■ Querspalte: Alle Jahre wieder
Am Anfang spricht Helmut Kohl. Danach setzt ein unbändiges Gerenne und Gekrähe ein. Alle Kneipen sind überfüllt, nirgendwo ist ein Taxi zu kriegen. Die Frauen müssen vorher zum Friseur, ihre kürzesten Röcke und schwärzesten Nylons hervorsuchen und ihr dezent geschminktes Gesicht freundlich halten. Die Männer dagegen dürfen zerknittert und bedeutend aussehen.

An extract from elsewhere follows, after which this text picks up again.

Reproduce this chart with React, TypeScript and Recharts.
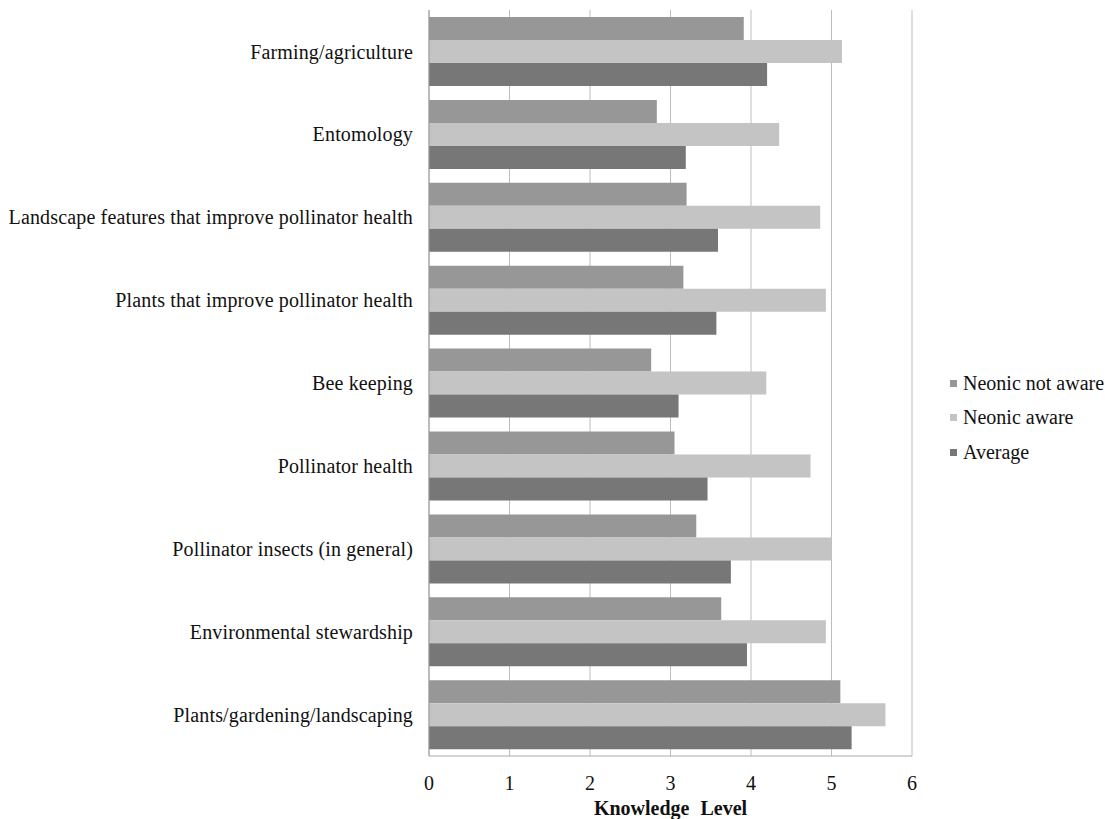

Nein, nicht Silvester. Wir sprechen von der Frankfurter Buchmesse. Buchmesse heißt, den ganzen Tag in unbequemen Pumps herumstehen. Auf ein Gespräch mit den Literaturchef der XY-Zeitung hoffen, der einen aber wie jedes Jahr bloß im Vorbeigehen grüßt, während man selbst natürlich wieder am Würstchenstand unversehens und unausweichlich in die Nervensägen des Jahrhunderts rennt.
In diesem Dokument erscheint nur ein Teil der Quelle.